Below please find a beginning list of X organization beyond/without borders (that deal with themes that PCDN addresses such as peacebuilding, development, social entrepreneurship, gender, etc.). It is important to note as highlighted above this is not a complete list (please suggest your additions) and no other organization has achieved the scope/scale of Doctors without Borders. Also, listing a particular institution shouldn’t be seen as an endorsement of their work.
LIST OF BEYOND/WITHOUT BORDER ORGANIZATIONS
1) Mediators Beyond Borders – Building a More Peace “Able” World – Has been in existence for over seven years and seeks to build local skills for peace and promotes mediation worldwide.
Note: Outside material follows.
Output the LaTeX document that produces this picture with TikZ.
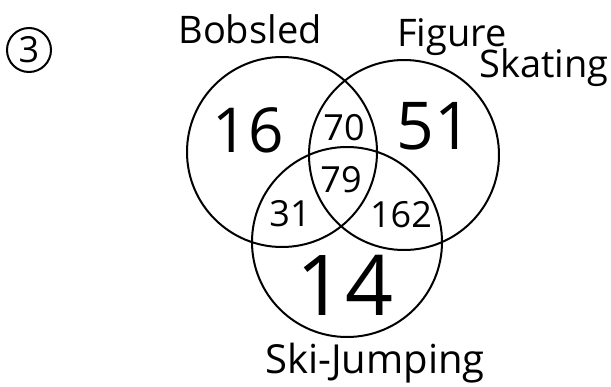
\documentclass[tikz,border=0pt]{standalone}
\usepackage{fontspec}
\setmainfont{Open Sans}
\usetikzlibrary{positioning}
\tikzset{
  setcircle/.style={circle, draw, line width=2pt, minimum size=190pt, inner sep=0pt},
  bignum/.style={font=\fontsize{62}{62}\selectfont, inner sep=0pt},
  smallnum/.style={font=\fontsize{36}{36}\selectfont, inner sep=0pt},
  setlabel/.style={font=\fontsize{38}{38}\selectfont, inner sep=0pt, anchor=base}
}
\begin{document}
\begin{tikzpicture}[x=1pt, y=-1pt]
    \useasboundingbox (0,0) rectangle (611,386);
    % problem number
    \node[circle, draw, line width=2pt, minimum size=44pt, inner sep=0pt,
      font=\fontsize{36}{36}\selectfont] (num) at (29,50) {3};

    % the three sets
    \node[setcircle] (bob) at (282,152) {};
    \node[setcircle] (fig) at (404,155) {};
    \node[setcircle] (ski) at (347,242) {};

    % set names
    \node[setlabel] (boblabel) at (250,43) {Bobsled};
    \node[setlabel] (figlabel) at (452,46) {Figure};
    \node[setlabel] (skatelabel) at (544,77) {Skating};
    \node[setlabel, font=\fontsize{40}{40}\selectfont] (skilabel) at (375,373) {Ski-Jumping};

    % region counts
    \node[bignum] (onlybob) at (248,130) {16};
    \node[bignum, font=\fontsize{66}{66}\selectfont] (onlyfig) at (434,126) {51};
    \node[bignum, font=\fontsize{84}{84}\selectfont] (onlyski) at (345,285) {14};
    \node[smallnum] (bobfig) at (344,128) {70};
    \node[smallnum] (all) at (341,180) {79};
    \node[smallnum] (bobski) at (290,214) {31};
    \node[smallnum] (figski) at (401,215) {162};
\end{tikzpicture}
\end{document}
2) MBAs without Borders -an initiative of Pyxera Global that embeds MBA’s business acumen and professional skills in local non-governmental organizations, social enterprises and bi- and multilateral development programs Through long-term technical assistance and market-based strategies, MBAs Without Borders Advisors enable enterprises, government agencies, and civil society organizations in emerging and frontier markets to acquire, utilize, and adapt the latest management tools and techniques needed to strengthen institutional capacity, improve service provision and support systemic change.
3)Clowns without Borders – offers laughter to relieve the suffering of all persons, especially children, who live in areas of crisis including refugee camps, conflict zones and territories in situations of emergency. We bring levity, contemporary clown/circus oriented performances and workshops into communities so that they can celebrate together and forget for a moment the tensions that darken their daily lives.
4) Architects without Borders – provides ecologically sensitive + culturally appropriate design assistance to communities in need locally and abroad.
5) Reporters without Borders – Founded in 1985 has two main areas of activity, one focused on Internet Censorship and the New Media, and the other devoted to providing material, financial and psychological assistance to journalists assigned to dangerous areas.
6) Teachers without Borders – connects teachers to information and each other to create local change on a global scale.
7) Acupuncturists without Borders – vision is to foster the creation of stable, peaceful global communities through its community-based acupuncture services and training which interrupt the cycles of unresolved trauma.
8) Engineers without Borders – is a nonprofit humanitarian organization established to support community-driven development programs worldwide through partnerships that design and implement sustainable engineering projects, while creating transformative experiences that enrich global perspectives and create responsible leaders.
9) Avocats Sans Frontieres – is an international NGO specialised in defending human rights and supporting justice.
10) Bankers without Borders – on a mission to end abject poverty around the world by powering a global “skillanthropy” movement. We harness the skills and services of the world’s brightest minds and institutions to accelerate the progress of social entrepreneurs dedicated to connecting the poor to their potential.
11) Women Without Borders – brings together courageous and determined women to create a new female security paradigm. We advocate for a future without fear, suppression and violence.
12) Awesome Without Borders – The Awesome Foundation distributes a series of monthly $1,000 grants to projects and their creators. Do you have a zany, over-the-top, “no one will ever fund this because it’s too crazy” kind of idea? You’re in the right place! From Buffalo to Zimbabwe, we’ve supported an installation that lit up the Arizona Canal, a magazine controlled by its readers, and a street-side ball pit that encourages connectedness. There is awesome lurking in every corner. Our job is to find and fund it.